◆ Problem requirements ◆
Go through the listing and return every line with "this" in it.

————

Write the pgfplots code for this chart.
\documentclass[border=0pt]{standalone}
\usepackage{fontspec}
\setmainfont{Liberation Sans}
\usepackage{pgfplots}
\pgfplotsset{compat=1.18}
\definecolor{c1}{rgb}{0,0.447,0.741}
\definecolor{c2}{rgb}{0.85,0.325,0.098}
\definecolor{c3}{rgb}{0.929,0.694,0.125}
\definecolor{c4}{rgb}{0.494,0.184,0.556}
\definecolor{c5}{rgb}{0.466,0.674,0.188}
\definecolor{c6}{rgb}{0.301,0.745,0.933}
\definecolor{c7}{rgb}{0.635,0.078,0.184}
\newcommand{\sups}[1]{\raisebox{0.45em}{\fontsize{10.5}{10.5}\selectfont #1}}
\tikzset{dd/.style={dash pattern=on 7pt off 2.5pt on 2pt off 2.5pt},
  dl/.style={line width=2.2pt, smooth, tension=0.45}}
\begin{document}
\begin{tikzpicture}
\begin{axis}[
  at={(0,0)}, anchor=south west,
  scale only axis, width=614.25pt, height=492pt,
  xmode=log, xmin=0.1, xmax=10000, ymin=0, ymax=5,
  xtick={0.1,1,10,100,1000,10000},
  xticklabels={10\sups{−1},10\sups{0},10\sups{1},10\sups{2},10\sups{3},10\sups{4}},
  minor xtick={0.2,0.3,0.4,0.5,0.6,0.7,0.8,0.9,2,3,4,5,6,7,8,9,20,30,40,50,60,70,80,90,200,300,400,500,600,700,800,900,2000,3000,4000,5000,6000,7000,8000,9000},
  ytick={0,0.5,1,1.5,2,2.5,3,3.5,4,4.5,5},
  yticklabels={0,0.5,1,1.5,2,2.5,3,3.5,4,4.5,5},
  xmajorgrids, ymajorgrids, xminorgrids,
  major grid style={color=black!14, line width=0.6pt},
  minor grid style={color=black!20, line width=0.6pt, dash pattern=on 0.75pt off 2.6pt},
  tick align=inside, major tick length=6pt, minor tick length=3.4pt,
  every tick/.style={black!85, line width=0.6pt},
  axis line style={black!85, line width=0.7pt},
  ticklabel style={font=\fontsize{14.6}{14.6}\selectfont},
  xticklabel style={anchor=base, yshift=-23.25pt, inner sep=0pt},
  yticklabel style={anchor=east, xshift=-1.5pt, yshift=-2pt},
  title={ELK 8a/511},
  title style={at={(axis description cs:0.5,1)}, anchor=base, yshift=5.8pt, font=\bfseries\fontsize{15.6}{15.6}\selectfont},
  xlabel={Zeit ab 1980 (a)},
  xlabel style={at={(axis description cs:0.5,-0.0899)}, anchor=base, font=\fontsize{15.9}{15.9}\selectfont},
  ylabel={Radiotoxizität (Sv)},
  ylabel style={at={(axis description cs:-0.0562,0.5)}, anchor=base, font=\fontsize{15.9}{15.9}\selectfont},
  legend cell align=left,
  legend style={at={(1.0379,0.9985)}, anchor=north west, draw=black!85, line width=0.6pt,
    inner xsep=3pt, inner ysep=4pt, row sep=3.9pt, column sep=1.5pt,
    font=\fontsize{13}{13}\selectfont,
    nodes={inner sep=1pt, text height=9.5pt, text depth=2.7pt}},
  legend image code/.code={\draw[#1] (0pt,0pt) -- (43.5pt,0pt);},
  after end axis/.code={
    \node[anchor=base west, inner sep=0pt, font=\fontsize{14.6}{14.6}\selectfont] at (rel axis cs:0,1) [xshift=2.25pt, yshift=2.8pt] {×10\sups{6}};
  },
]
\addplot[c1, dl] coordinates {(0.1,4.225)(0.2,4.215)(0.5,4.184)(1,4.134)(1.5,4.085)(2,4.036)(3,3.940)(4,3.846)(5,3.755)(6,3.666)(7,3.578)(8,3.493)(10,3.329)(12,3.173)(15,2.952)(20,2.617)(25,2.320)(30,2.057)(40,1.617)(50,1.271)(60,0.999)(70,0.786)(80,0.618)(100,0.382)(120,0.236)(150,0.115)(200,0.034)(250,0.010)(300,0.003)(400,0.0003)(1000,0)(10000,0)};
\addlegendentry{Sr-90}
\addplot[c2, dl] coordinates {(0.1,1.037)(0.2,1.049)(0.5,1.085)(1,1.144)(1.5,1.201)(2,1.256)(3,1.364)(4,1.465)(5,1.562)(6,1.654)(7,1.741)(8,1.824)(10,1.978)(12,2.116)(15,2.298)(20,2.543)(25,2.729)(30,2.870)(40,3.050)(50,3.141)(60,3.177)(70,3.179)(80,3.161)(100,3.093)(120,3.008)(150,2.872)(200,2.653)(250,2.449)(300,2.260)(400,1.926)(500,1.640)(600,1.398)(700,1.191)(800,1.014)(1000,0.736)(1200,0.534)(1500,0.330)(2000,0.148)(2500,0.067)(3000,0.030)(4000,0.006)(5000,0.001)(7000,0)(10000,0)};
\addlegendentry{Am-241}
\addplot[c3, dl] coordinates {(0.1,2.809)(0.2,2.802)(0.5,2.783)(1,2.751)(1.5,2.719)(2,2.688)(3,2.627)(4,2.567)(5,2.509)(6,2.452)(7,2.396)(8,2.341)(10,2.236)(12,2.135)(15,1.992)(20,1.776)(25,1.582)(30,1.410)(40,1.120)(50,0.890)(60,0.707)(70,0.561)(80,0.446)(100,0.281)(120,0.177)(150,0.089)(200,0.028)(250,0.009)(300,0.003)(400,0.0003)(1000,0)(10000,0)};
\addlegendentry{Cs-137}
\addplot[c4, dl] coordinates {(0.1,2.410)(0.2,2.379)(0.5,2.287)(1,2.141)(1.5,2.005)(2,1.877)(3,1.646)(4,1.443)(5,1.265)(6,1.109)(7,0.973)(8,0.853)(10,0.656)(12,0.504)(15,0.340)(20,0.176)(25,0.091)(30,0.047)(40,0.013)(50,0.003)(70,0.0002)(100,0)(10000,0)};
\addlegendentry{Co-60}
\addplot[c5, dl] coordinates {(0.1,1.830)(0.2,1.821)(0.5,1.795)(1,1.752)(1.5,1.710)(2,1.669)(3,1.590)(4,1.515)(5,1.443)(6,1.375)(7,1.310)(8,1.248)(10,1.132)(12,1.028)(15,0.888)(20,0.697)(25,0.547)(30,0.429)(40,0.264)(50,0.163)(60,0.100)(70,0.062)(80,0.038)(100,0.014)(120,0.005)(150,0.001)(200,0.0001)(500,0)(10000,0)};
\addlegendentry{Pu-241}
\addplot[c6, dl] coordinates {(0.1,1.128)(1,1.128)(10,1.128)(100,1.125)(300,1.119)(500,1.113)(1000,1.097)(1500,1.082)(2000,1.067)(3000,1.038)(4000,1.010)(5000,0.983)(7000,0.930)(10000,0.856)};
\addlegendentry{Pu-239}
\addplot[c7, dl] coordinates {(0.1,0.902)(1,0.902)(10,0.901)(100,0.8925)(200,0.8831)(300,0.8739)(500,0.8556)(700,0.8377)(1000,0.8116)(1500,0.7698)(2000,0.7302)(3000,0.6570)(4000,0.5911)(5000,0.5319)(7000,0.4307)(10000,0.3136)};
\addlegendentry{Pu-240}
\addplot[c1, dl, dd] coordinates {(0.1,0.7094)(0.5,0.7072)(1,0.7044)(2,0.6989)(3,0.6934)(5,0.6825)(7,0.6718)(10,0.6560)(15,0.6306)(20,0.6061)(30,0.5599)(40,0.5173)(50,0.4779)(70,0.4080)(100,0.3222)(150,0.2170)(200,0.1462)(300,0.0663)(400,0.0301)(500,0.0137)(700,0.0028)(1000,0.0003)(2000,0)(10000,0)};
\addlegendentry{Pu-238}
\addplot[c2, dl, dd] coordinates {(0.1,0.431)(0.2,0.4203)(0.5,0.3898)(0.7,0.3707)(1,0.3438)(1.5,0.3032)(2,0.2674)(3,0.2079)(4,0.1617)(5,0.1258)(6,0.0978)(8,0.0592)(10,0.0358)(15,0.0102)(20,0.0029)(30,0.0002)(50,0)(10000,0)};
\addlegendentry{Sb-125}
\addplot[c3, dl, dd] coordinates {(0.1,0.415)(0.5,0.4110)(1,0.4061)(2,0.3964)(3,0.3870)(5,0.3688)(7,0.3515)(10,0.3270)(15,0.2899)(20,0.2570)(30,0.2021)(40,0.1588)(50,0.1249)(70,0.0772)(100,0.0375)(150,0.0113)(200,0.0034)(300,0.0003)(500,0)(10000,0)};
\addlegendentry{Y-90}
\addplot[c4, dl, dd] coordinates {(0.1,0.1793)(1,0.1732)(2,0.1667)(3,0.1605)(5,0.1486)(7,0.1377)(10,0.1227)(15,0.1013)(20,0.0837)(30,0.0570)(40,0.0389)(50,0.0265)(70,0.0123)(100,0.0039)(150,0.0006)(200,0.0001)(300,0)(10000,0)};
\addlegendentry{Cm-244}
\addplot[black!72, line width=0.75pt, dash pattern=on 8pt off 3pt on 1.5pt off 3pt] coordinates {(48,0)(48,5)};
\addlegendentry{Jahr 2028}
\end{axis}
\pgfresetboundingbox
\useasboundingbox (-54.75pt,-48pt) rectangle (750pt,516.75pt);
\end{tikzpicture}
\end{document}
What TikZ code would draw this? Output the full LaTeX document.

————

◆ Solution ◆
Write the pgfplots code for this chart.
What TikZ code would draw this? Output the full LaTeX document.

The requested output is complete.